# Collected data

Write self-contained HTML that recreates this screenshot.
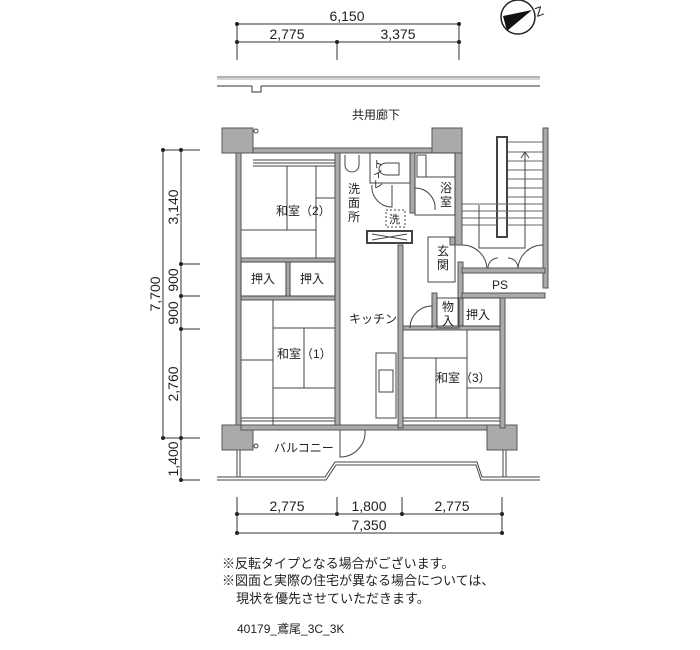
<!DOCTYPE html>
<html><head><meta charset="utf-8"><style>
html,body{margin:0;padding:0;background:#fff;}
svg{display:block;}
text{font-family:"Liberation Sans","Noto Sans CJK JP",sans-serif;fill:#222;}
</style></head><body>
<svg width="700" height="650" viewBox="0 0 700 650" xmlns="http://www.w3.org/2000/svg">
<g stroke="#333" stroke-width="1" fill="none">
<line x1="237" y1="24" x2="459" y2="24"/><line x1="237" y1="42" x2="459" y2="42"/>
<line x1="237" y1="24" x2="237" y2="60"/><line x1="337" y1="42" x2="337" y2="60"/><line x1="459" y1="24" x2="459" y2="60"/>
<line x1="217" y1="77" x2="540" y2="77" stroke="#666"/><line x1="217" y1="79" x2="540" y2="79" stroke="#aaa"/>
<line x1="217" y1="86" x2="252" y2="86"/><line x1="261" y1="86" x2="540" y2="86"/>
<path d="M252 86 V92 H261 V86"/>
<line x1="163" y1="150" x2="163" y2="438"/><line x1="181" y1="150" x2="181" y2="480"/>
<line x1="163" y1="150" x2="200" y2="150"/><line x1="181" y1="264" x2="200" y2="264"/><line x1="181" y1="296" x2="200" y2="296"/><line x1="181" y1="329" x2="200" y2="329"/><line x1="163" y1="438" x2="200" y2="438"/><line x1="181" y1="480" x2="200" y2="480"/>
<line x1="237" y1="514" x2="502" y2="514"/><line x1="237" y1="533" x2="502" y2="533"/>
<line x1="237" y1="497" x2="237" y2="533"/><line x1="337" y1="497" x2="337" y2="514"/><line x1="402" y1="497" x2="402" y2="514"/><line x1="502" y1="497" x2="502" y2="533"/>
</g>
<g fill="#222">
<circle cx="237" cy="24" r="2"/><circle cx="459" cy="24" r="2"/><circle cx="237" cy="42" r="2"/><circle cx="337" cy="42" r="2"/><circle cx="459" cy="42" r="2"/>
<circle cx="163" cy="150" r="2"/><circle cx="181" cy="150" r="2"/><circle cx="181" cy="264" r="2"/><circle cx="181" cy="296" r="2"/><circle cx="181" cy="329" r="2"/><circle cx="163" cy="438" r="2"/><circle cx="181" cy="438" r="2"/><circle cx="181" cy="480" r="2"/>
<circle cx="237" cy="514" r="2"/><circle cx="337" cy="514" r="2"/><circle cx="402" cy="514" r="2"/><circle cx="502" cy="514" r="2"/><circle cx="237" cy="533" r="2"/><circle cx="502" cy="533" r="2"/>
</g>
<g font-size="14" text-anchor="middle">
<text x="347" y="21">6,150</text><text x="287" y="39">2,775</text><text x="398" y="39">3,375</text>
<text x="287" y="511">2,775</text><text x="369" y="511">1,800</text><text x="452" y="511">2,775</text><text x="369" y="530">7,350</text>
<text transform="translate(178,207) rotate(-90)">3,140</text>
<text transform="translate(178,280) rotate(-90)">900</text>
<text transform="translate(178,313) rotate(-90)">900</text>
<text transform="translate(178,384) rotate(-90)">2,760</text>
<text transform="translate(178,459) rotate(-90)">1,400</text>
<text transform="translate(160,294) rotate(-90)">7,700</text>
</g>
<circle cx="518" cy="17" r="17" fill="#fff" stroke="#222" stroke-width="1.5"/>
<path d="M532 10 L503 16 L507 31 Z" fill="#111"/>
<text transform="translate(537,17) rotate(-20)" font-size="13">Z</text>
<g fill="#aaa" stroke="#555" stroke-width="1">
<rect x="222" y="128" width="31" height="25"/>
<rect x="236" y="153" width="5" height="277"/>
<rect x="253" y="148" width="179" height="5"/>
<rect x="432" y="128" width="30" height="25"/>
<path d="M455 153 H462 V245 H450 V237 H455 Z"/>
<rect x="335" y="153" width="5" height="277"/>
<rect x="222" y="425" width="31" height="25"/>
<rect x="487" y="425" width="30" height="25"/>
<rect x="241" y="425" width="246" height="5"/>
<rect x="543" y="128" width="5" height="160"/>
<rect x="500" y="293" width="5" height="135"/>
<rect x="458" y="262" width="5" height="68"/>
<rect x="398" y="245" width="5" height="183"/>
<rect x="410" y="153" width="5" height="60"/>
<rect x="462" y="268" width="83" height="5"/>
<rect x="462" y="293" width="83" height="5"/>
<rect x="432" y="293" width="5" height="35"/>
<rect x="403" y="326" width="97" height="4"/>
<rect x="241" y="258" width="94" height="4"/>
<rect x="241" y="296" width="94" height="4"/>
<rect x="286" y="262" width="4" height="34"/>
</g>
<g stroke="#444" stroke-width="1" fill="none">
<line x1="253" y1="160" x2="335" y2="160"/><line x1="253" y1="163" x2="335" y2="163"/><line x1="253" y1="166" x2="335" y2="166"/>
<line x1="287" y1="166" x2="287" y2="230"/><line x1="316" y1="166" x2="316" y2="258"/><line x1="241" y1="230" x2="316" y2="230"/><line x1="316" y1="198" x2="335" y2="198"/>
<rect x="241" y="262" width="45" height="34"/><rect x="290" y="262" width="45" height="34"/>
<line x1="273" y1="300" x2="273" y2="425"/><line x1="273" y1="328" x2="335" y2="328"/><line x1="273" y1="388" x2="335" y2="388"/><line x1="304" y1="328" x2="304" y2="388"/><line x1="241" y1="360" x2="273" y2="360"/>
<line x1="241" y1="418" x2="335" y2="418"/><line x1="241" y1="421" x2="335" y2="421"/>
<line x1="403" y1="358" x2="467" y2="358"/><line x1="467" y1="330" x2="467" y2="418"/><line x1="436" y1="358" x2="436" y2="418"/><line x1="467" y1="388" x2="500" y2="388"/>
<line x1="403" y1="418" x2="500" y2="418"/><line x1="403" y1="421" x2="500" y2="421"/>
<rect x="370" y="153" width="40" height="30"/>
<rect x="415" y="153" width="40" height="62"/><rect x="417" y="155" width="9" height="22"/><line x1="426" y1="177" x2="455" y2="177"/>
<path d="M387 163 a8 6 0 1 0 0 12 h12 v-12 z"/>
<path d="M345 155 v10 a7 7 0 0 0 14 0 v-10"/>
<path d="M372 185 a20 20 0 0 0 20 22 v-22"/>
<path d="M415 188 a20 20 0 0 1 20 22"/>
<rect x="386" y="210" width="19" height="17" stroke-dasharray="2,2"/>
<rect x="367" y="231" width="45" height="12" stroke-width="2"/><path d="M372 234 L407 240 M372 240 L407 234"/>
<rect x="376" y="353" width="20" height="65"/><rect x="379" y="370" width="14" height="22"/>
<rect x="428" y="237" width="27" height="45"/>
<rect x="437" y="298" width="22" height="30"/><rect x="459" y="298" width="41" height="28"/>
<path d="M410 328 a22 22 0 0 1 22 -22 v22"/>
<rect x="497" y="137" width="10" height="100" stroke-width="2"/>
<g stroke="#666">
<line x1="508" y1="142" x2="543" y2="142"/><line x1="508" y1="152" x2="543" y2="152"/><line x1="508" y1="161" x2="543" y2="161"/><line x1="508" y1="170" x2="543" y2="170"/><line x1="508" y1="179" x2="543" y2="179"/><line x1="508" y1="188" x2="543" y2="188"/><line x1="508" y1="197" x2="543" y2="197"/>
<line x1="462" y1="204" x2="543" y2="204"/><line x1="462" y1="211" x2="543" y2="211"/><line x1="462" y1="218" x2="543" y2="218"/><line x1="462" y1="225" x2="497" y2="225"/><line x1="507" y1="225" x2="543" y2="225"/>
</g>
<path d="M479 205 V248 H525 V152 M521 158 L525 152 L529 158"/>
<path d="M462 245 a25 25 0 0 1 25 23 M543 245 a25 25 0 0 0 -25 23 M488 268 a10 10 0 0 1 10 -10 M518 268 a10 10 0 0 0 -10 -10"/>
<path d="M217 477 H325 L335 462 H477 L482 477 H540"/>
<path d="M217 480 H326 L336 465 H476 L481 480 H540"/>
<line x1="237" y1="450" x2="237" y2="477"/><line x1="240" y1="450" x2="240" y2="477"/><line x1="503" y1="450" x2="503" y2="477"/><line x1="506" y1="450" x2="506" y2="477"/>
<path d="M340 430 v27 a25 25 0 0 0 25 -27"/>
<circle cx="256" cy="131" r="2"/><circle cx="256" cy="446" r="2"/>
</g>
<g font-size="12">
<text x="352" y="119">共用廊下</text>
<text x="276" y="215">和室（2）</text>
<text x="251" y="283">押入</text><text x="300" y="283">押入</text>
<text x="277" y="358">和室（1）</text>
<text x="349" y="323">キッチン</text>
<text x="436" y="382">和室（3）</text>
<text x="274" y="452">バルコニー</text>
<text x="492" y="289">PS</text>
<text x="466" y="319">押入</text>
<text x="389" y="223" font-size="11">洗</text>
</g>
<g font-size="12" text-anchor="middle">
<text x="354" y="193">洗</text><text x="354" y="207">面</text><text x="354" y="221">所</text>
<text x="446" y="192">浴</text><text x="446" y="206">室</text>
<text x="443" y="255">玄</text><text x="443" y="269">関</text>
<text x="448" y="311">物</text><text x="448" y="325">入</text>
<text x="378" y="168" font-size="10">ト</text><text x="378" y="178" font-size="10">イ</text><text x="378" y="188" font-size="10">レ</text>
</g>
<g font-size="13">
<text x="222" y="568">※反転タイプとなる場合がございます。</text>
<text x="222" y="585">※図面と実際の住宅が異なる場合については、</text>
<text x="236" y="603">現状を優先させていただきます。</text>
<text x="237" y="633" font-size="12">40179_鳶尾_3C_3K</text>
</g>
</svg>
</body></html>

* * *

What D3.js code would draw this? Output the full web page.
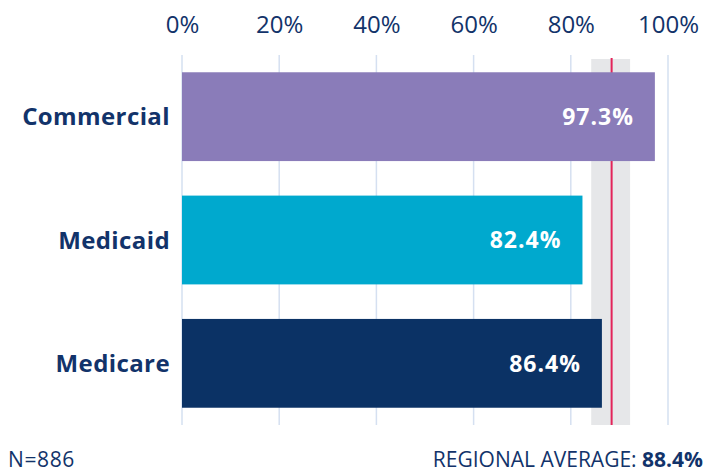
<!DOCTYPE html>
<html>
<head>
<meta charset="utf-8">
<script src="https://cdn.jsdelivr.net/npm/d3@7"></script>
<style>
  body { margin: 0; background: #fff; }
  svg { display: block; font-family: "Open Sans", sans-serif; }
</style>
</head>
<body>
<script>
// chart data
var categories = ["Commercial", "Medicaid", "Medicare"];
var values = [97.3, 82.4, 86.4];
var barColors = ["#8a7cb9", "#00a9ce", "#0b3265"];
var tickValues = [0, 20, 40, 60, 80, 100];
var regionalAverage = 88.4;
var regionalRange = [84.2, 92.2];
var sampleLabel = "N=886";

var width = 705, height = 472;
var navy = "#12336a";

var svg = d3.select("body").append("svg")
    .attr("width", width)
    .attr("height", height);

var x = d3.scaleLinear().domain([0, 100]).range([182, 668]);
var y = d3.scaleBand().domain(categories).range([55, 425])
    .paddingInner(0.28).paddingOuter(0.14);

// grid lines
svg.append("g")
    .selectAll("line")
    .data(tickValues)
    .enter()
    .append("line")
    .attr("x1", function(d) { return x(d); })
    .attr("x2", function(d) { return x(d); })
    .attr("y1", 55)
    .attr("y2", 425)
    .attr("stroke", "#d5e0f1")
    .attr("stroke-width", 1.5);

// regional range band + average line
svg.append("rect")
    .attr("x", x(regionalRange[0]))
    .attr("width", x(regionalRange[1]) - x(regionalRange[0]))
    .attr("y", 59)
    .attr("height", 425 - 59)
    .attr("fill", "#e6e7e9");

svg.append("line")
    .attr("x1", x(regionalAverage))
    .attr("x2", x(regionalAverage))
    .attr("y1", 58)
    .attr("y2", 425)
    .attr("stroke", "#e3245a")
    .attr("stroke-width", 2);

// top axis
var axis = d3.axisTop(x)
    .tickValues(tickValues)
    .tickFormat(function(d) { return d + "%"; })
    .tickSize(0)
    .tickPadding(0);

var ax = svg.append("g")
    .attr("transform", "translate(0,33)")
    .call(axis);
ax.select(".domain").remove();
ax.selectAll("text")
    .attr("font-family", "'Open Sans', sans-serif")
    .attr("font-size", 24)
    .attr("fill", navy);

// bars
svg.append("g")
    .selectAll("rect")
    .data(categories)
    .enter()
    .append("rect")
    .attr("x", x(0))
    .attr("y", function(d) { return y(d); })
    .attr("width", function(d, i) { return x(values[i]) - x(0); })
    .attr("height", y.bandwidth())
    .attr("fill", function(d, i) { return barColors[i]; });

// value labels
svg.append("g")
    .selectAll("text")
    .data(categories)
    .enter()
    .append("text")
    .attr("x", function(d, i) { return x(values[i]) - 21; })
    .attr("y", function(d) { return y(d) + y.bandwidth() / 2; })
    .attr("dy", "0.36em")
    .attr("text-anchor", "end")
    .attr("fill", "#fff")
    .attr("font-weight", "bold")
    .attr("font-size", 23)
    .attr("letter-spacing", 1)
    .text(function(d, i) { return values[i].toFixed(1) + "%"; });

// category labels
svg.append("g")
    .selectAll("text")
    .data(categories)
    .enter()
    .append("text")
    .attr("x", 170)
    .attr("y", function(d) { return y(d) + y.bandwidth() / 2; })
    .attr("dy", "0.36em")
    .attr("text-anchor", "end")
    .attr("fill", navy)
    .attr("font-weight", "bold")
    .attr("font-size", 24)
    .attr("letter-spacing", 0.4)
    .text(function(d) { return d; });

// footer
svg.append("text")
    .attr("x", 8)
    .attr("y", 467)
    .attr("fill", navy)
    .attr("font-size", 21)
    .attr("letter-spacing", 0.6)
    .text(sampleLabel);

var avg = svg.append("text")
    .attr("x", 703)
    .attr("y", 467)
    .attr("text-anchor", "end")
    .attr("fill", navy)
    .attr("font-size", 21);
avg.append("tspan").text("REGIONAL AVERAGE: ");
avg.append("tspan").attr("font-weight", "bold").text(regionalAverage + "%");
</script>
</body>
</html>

# AIM OF THE TASK
Every line above that contains the word "this" should be reported.

# OUTPUT OF THE TASK
Write self-contained HTML that recreates this screenshot.
What D3.js code would draw this? Output the full web page.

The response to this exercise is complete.